G-test Calculator (Likelihood-Ratio Test)
This calculator implements the statistical G-test (likelihood-ratio test) for categorical data. It is not related to medical or prenatal screening products sometimes called “G-test”.
Use it to compute the G statistic, degrees of freedom and p-value for goodness-of-fit problems and contingency tables (tests of independence).
G-test calculator
All inputs are counts (frequencies). Use comma or dot as decimal separator; counts are rounded to non-negative numbers.
Between 2 and 10 categories.
For “custom expected”, the calculator rescales your expected counts to match the total sample size.
df = k − 1 − parameters. For many textbook problems this is 0.
Output uses the chi-square approximation to obtain the p-value.
G-test formula (likelihood-ratio test)
The G-test compares observed counts with expected counts under a null hypothesis. The test statistic is
\( G = 2 \sum_i O_i \ln\left(\dfrac{O_i}{E_i}\right) \)
- \( O_i \) = observed count in cell i
- \( E_i \) = expected count in cell i under the null hypothesis
For contingency tables, the sum runs over all cells \((i, j)\) and the same formula applies:
\( G = 2 \sum_{i,j} O_{ij} \ln\left(\dfrac{O_{ij}}{E_{ij}}\right) \)
Under standard conditions (independent observations, not-too-small expected counts), G is approximately chi-square distributed with the same degrees of freedom as the corresponding chi-square test.
G-test for goodness-of-fit
In a goodness-of-fit setting you test whether observed frequencies follow a specific theoretical distribution (uniform, binomial, Poisson, etc.) or specified probabilities. You provide:
- observed counts \( O_1, \dots, O_k \)
- expected pattern under the null \( E_1, \dots, E_k \) (or probabilities)
The degrees of freedom are typically \( k - 1 - m \), where \( k \) is the number of categories and \( m \) is the number of parameters estimated from the data (for example, estimating a mean or rate).
G-test of independence (contingency table)
For an \( r \times c \) contingency table of counts, the null hypothesis is that the row and column variables are independent. The expected count in cell \((i,j)\) is
\( E_{ij} = \dfrac{(\text{row total}_i) \cdot (\text{column total}_j)}{\text{grand total}} \)
The degrees of freedom are \( \text{df} = (r - 1)(c - 1) \), exactly as for the Pearson chi-square test of independence.
G-test vs chi-square test
The Pearson chi-square test uses the statistic \( \chi^2 = \sum (O - E)^2 / E \), whereas the G-test uses the likelihood-ratio statistic \( G = 2 \sum O \ln(O/E) \). For large samples they are asymptotically equivalent and usually lead to very similar p-values.
- The G-test arises naturally from likelihood-ratio principles and is convenient in log-linear models and generalized linear modeling.

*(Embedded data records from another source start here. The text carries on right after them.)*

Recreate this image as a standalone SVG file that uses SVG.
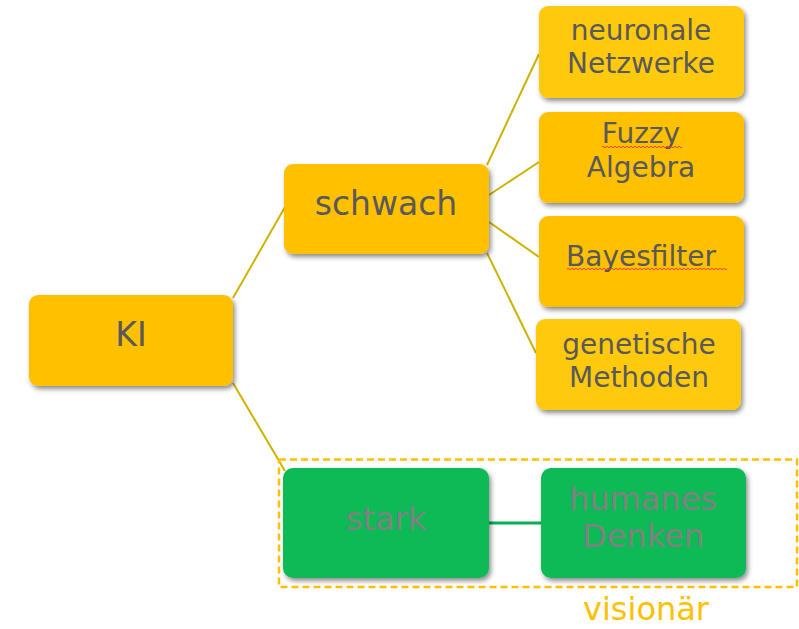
<svg xmlns="http://www.w3.org/2000/svg" width="799" height="629" viewBox="0 0 799 629">
  <style>
    .box { fill: #FFC000; filter: url(#shadow); }
    .box.light { fill: #FFC90A; }
    .box.green { fill: #07BA56; }
    .lbl { font-family: "DejaVu Sans", "Liberation Sans", sans-serif; fill: #595959; text-anchor: middle; }
    .lbl.dim { fill: #808080; }
    .link { stroke: #CDB300; stroke-width: 2; fill: none; }
    .link.green { stroke: #07B050; stroke-width: 3; }
    .spell { stroke: #E8403A; stroke-width: 1; fill: none; }
  </style>
  <defs>
    <filter id="shadow" x="-10%" y="-10%" width="125%" height="130%">
      <feDropShadow dx="2" dy="3" stdDeviation="2.5" flood-color="#000" flood-opacity="0.45"/>
    </filter>
  </defs>
  <rect width="799" height="629" fill="#FFFFFF"/>

  <!-- connectors -->
  <g id="connectors">
    <line class="link" x1="233" y1="298" x2="285" y2="207"/>
    <line class="link" x1="233" y1="383" x2="285" y2="471"/>
    <line class="link" x1="487" y1="165" x2="539" y2="54"/>
    <line class="link" x1="489" y1="195" x2="539" y2="162"/>
    <line class="link" x1="489" y1="222" x2="539" y2="257"/>
    <line class="link" x1="487" y1="253" x2="536" y2="353"/>
    <line class="link green" x1="489" y1="523" x2="541" y2="523"/>
  </g>

  <!-- "visionär" frame -->
  <g id="visionaer">
    <rect x="279" y="459.5" width="518" height="127.5" fill="none" stroke="#FFC000" stroke-width="2.5" stroke-dasharray="7 4"/>
    <text x="646" y="620" font-family="DejaVu Sans, Liberation Sans, sans-serif" font-size="32" fill="#FFC000" text-anchor="middle">visionär</text>
  </g>

  <g id="ki">
    <rect class="box" x="29" y="295" width="204" height="91" rx="9"/>
    <text class="lbl" x="131" y="346" font-size="33">KI</text>
  </g>

  <g id="schwach">
    <rect class="box" x="284" y="164" width="205" height="90" rx="9"/>
    <text class="lbl" x="386" y="215" font-size="33">schwach</text>
  </g>

  <g id="neuronale-netzwerke">
    <rect class="box light" x="539" y="6" width="205" height="92" rx="9"/>
    <text class="lbl" x="641" y="40" font-size="28">neuronale</text>
    <text class="lbl" x="641" y="73" font-size="28">Netzwerke</text>
  </g>

  <g id="fuzzy-algebra">
    <rect class="box" x="539" y="112" width="205" height="91" rx="9"/>
    <text class="lbl" x="641" y="143" font-size="28">Fuzzy</text>
    <text class="lbl" x="641" y="177" font-size="28">Algebra</text>
    <path class="spell" d="M602 147 q1 -1.5 2 0 t2 0 t2 0 t2 0 t2 0 t2 0 t2 0 t2 0 t2 0 t2 0 t2 0 t2 0 t2 0 t2 0 t2 0 t2 0 t2 0 t2 0 t2 0 t2 0 t2 0 t2 0 t2 0 t2 0 t2 0 t2 0 t2 0 t2 0 t2 0 t2 0 t2 0 t2 0 t2 0 t2 0 t2 0 t2 0 t2 0 t2 0 t2 0 t2 0"/>
  </g>

  <g id="bayesfilter">
    <rect class="box" x="539" y="216" width="205" height="91" rx="9"/>
    <text class="lbl" x="641" y="266" font-size="28">Bayesfilter</text>
    <path class="spell" d="M567 269 q1 -1.5 2 0 t2 0 t2 0 t2 0 t2 0 t2 0 t2 0 t2 0 t2 0 t2 0 t2 0 t2 0 t2 0 t2 0 t2 0 t2 0 t2 0 t2 0 t2 0 t2 0 t2 0 t2 0 t2 0 t2 0 t2 0 t2 0 t2 0 t2 0 t2 0 t2 0 t2 0 t2 0 t2 0 t2 0 t2 0 t2 0 t2 0 t2 0 t2 0 t2 0 t2 0 t2 0 t2 0 t2 0 t2 0 t2 0 t2 0 t2 0 t2 0 t2 0 t2 0 t2 0 t2 0 t2 0 t2 0 t2 0 t2 0 t2 0 t2 0 t2 0 t2 0 t2 0 t2 0 t2 0 t2 0 t2 0 t2 0 t2 0 t2 0 t2 0 t2 0 t2 0 t2 0 t2 0 t2 0 t2 0 t2 0 t2 0 t2 0 t2 0"/>
  </g>

  <g id="genetische-methoden">
    <rect class="box light" x="536" y="319" width="205" height="91" rx="9"/>
    <text class="lbl" x="639" y="354" font-size="28">genetische</text>
    <text class="lbl" x="639" y="387" font-size="28">Methoden</text>
  </g>

  <g id="stark">
    <rect class="box green" x="283" y="468" width="206" height="110" rx="10"/>
    <text class="lbl dim" x="386" y="530" font-size="32">stark</text>
  </g>

  <g id="humanes-denken">
    <rect class="box green" x="541" y="468" width="205" height="110" rx="10"/>
    <text class="lbl dim" x="643" y="510" font-size="32">humanes</text>
    <text class="lbl dim" x="643" y="547" font-size="32">Denken</text>
  </g>
</svg>
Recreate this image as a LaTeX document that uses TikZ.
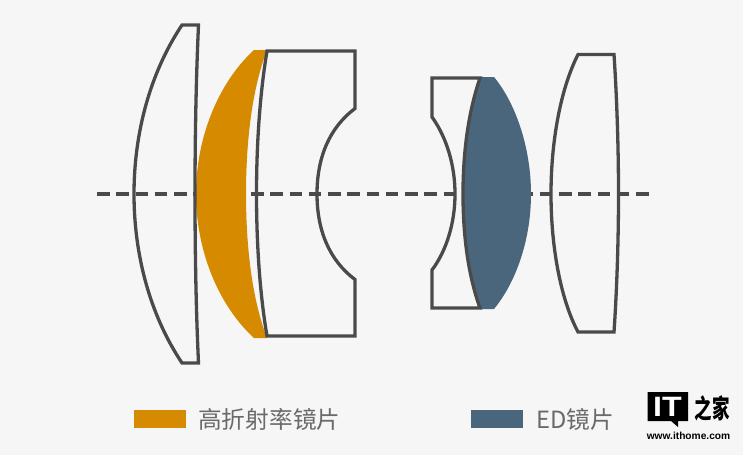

- The chi-square test is more familiar and historically widespread in introductory courses.
- For small samples, both tests rely on approximations; exact or Monte Carlo methods are often recommended.
Assumptions and common pitfalls
- Independence: Each observation contributes to exactly one cell and does not depend on other observations.
- Expected counts: Expected cell counts should not be too small (rules of thumb often require most \( E_i \) ≥ 5).
- Sparse tables: Many structural zeros or very sparse tables may violate the chi-square approximation; consider exact tests or specialized modeling.
Important: This page concerns the statistical G-test for categorical data. It is not intended for medical diagnostics or prenatal screening and does not replace professional advice.